Ambient factors such as dust and humidity can also influence the balanced design of interlayer spacing. In dusty environments, if interlayer spacing is too small, dust can easily accumulate between adjacent fins, gradually blocking the airflow path. This can increase airflow resistance in the short term and completely obstruct airflow in the long term, leading to heat exchange failure. Therefore, in these scenarios, the spacing should be appropriately increased to allow airflow to carry some dust with it, reducing the likelihood of accumulation and facilitating subsequent cleaning and maintenance. In high-humidity environments, condensation may adhere to the fin surfaces. If the spacing is too small, condensation can easily accumulate between the layers, forming a film, which can also hinder airflow. Therefore, the spacing must ensure ample space for condensation to drip or be carried away by the airflow, preventing the film from affecting both heat transfer and airflow.
Furthermore, the fin structure of a wire tube multilayer condenser also works synergistically with the interlayer spacing. If the fins feature heat-enhancing features like windows or corrugations, the surface guidance structures can guide airflow through the layers more orderly. In this case, even with slightly smaller spacing, eddies are less likely to form. This allows for a smaller spacing and increased number of layers while maintaining good flow.

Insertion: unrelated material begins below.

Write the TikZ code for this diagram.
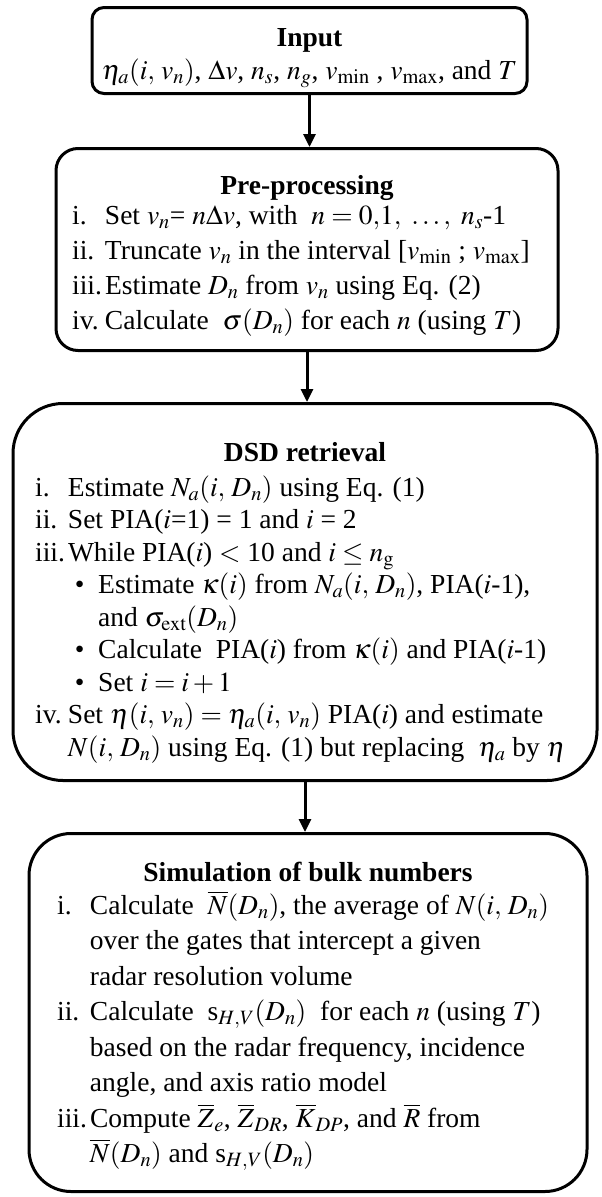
\documentclass[tikz,border=0pt]{standalone}
\usepackage{mathptmx}
\usepackage{fontspec}
\setmainfont{Liberation Serif}
\usetikzlibrary{arrows.meta}
\newcommand{\bx}[1]{\overline{#1}}
\begin{document}
\begin{tikzpicture}[x=1pt,y=-1pt,
  box/.style={draw, line width=3pt, inner sep=0pt},
  ttl/.style={inner sep=0pt, anchor=base, font=\fontsize{27.5}{33}\selectfont\bfseries},
  lst/.style={inner sep=0pt, anchor=base west, font=\fontsize{27.5}{#1}\selectfont},
  conn/.style={line width=3pt, -{Triangle[length=13pt,width=12pt]}}]
\useasboundingbox (0,0) rectangle (602,1197);
% boxes
\node[box, rounded corners=12pt, minimum width=435pt, minimum height=86pt, anchor=north] (input) at (309.5,6) {};
\node[box, rounded corners=22pt, minimum width=502pt, minimum height=202pt, anchor=north] (pre) at (307,147) {};
\node[box, rounded corners=50pt, minimum width=584pt, minimum height=377pt, anchor=north] (dsd) at (305,402) {};
\node[box, rounded corners=42pt, minimum width=558pt, minimum height=358pt, anchor=north] (sim) at (308,832) {};
% input
\node[ttl] (inputH) at (309.5,46) {Input};
\node[inner sep=0pt, anchor=base, font=\fontsize{27.5}{33}\selectfont] (inputL) at (309.5,79)
  {$\eta_a(i,\,v_n)$, $\Delta v$, $n_s$, $n_g$, $v_{\min}$ , $v_{\max}$, and $T$};
% pre-processing
\node[ttl] (preH) at (307,194) {Pre-processing};
\node[lst=35] (preL) at (72,224) {\begin{tabular}[t]{@{}l@{\hspace{3pt}}l@{}}
i. & Set $v_n$= $n\Delta v$, with \ $n = 0{,}1,\ \ldots,\ n_s$-1\\
ii. & Truncate $v_n$ in the interval [$v_{\min}$ ; $v_{\max}$]\\
iii. & Estimate $D_n$ from $v_n$ using Eq. (2)\\
iv. & Calculate \ $\sigma(D_n)$ for each $n$ (using $T$)
\end{tabular}};
% DSD
\node[ttl] (dsdH) at (305,461) {DSD retrieval};
\node[lst=32.5] (dsdL) at (35,496) {\begin{tabular}[t]{@{}l@{\hspace{3pt}}l@{}}
i. & Estimate $N_a(i,\,D_n)$ using Eq. (1)\\
ii. & Set PIA($i$=1) = 1 and $i$ = 2\\
iii. & While PIA($i$) $<$ 10 and $i \le n_{\mathrm{g}}$\\
 & \ \textbullet\ \ Estimate $\kappa(i)$ from $N_a(i,\,D_n)$, PIA($i$-1),\\
 & \ \phantom{\textbullet}\ \ and $\sigma_{\mathrm{ext}}(D_n)$\\
 & \ \textbullet\ \ Calculate \ PIA($i$) from $\kappa(i)$ and PIA($i$-1)\\
 & \ \textbullet\ \ Set $i = i + 1$\\
iv. & Set $\eta(i,\,v_n) = \eta_a(i,\,v_n)$ PIA($i$) and estimate\\
 & $N(i,\,D_n)$ using Eq. (1) but replacing \ $\eta_a$ by $\eta$
\end{tabular}};
% simulation
\node[ttl] (simH) at (308,881) {Simulation of bulk numbers};
\node[lst=35.5] (simL) at (57,914) {\begin{tabular}[t]{@{}l@{\hspace{3pt}}l@{}}
i. & Calculate \ $\bx{N}(D_n)$, the average of $N(i,\,D_n)$\\
 & over the gates that intercept a given\\
 & radar resolution volume\\
ii. & Calculate \ s$_{H,V}(D_n)$ \ for each $n$ (using $T$)\\
 & based on the radar frequency, incidence\\
 & angle, and axis ratio model\\
iii. & Compute $\bx{Z}_e$, $\bx{Z}_{DR}$, $\bx{K}_{DP}$, and $\bx{R}$ from\\
 & $\bx{N}(D_n)$ and s$_{H,V}(D_n)$
\end{tabular}};
% connectors
\draw[conn] (input.south) -- (input.south |- pre.north);
\draw[conn] (pre.south) -- (pre.south |- dsd.north);
\draw[conn] (dsd.south) -- (dsd.south |- sim.north);
\end{tikzpicture}
\end{document}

Conversely, if the fins are straight, their airflow guidance is less effective, and the spacing needs to be appropriately increased, providing more space to compensate for the structural deficiencies and avoid airflow obstruction. The key to this synergistic design lies in the synergistic effect of the fin structure and interlayer spacing, leveraging the fins' enhanced heat transfer advantages without compromising smooth airflow.

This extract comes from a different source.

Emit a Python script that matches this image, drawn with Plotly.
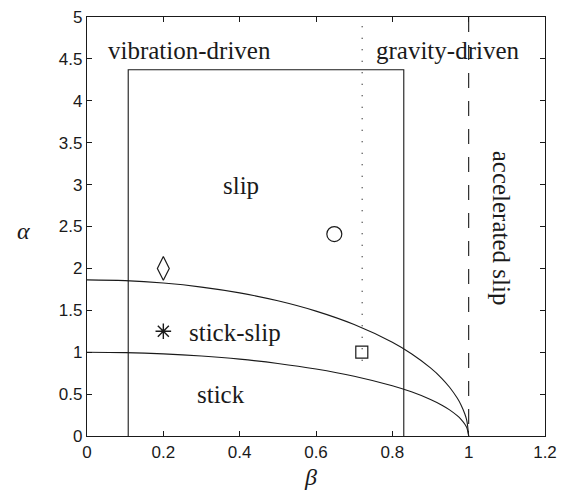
import plotly.graph_objects as go

# boundary curves
beta_curve = [0, 0.1, 0.2, 0.3, 0.4, 0.5, 0.6, 0.7, 0.8, 0.85, 0.9, 0.93, 0.95, 0.97, 0.98, 0.99, 0.995, 1.0]
alpha_lower = [1.0, 0.995, 0.98, 0.954, 0.917, 0.866, 0.8, 0.714, 0.6, 0.527, 0.436, 0.368, 0.312, 0.243, 0.199, 0.141, 0.1, 0.0]
alpha_upper = [1.863, 1.854, 1.825, 1.777, 1.708, 1.613, 1.49, 1.33, 1.118, 0.981, 0.812, 0.686, 0.582, 0.453, 0.371, 0.263, 0.186, 0.0]

# rectangle region
box_beta = [0.108, 0.108, 0.83, 0.83]
box_alpha = [0.0, 4.37, 4.37, 0.0]

# vertical lines (drawn top to bottom)
dotted_beta = [0.721, 0.721]
dotted_alpha = [4.89, 0.82]
dashed_beta = [1.0, 1.0]
dashed_alpha = [5.0, 0.0]

# markers
circle_pt = (0.648, 2.41)
diamond_pt = (0.2, 2.0)
star_pt = (0.2, 1.25)
square_pt = (0.72, 1.0)

# region labels
label_text = ["vibration-driven", "gravity-driven", "slip", "stick-slip", "stick"]
label_beta = [0.268, 0.947, 0.403, 0.387, 0.352]
label_alpha = [4.6, 4.6, 2.99, 1.24, 0.5]

x_ticks = [0, 0.2, 0.4, 0.6, 0.8, 1, 1.2]
x_ticktext = ["0", "0.2", "0.4", "0.6", "0.8", "1", "1.2"]
y_ticks = [0, 0.5, 1, 1.5, 2, 2.5, 3, 3.5, 4, 4.5, 5]
y_ticktext = ["0", "0.5", "1", "1.5", "2", "2.5", "3", "3.5", "4", "4.5", "5"]

INK = "#1a1a1a"
SERIF = "Liberation Serif"

fig = go.Figure()
line_style = dict(color=INK, width=1.1)
fig.add_trace(go.Scatter(x=beta_curve, y=alpha_lower, mode="lines", line=dict(color=INK, width=1.1, shape="spline"), hoverinfo="skip"))
fig.add_trace(go.Scatter(x=beta_curve, y=alpha_upper, mode="lines", line=dict(color=INK, width=1.1, shape="spline"), hoverinfo="skip"))
fig.add_trace(go.Scatter(x=box_beta, y=box_alpha, mode="lines", line=line_style, hoverinfo="skip"))
fig.add_trace(go.Scatter(x=dotted_beta, y=dotted_alpha, mode="lines", line=dict(color=INK, width=1.2, dash="1px,10.5px"), hoverinfo="skip"))
fig.add_trace(go.Scatter(x=dashed_beta, y=dashed_alpha, mode="lines", line=dict(color=INK, width=1.1, dash="15px,13px"), hoverinfo="skip"))

def marker(pt, sym, size, lw=1.2):
    fig.add_trace(go.Scatter(x=[pt[0]], y=[pt[1]], mode="markers",
                             marker=dict(symbol=sym, size=size, color=INK,
                                         line=dict(color=INK, width=lw)),
                             hoverinfo="skip"))

marker(circle_pt, "circle-open", 15)
marker(diamond_pt, "diamond-tall-open", 17)
marker(square_pt, "square-open", 12)
marker(star_pt, "asterisk-open", 13, 1.4)

for t, bx, ay in zip(label_text, label_beta, label_alpha):
    fig.add_annotation(x=bx, y=ay, text=t, showarrow=False,
                       font=dict(family=SERIF, size=25, color=INK),
                       xanchor="center", yanchor="middle")

fig.add_annotation(x=1.086, y=2.48, text="accelerated slip", showarrow=False, textangle=90,
                   font=dict(family=SERIF, size=25, color=INK),
                   xanchor="center", yanchor="middle")

# axis titles
fig.add_annotation(xref="paper", yref="paper", x=(310 - 87) / 458, y=-0.097,
                   text="<i>β</i>", showarrow=False,
                   font=dict(family=SERIF, size=24, color=INK), xanchor="center", yanchor="middle")
fig.add_annotation(xref="paper", yref="paper", x=(23 - 87) / 458, y=0.49,
                   text="<i>α</i>", showarrow=False,
                   font=dict(family=SERIF, size=24, color=INK), xanchor="center", yanchor="middle")

axis_common = dict(showgrid=False, zeroline=False, showline=True, linecolor=INK, linewidth=1.3,
                   mirror="ticks", ticks="inside", ticklen=5, tickcolor=INK, tickwidth=1,
                   ticklabeloverflow="allow", automargin=False,
                   tickfont=dict(family="Liberation Sans", size=17, color=INK))
fig.update_xaxes(range=[0, 1.2], tickvals=x_ticks, ticktext=x_ticktext, **axis_common)
fig.update_yaxes(range=[0, 5], tickvals=y_ticks, ticktext=y_ticktext, **axis_common)

fig.update_layout(width=572, height=497, showlegend=False,
                  plot_bgcolor="white", paper_bgcolor="white",
                  margin=dict(l=79, r=35, t=9, b=69))

fig.write_html("out.html")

The interlayer spacing design of wire tube multilayer condensers has no fixed standard; instead, it's the result of comprehensive optimization based on factors such as airflow resistance, heat exchange area, fan parameters, operating environment, and fin structure. The ultimate goal is to ensure unimpeded airflow through each layer, ensuring full contact with the heat exchange surfaces, while also maximizing the heat exchange area within a limited space. This achieves an optimal balance between airflow and heat exchange, ensuring long-term stable operation of the condenser and meeting the cooling requirements of the refrigeration system.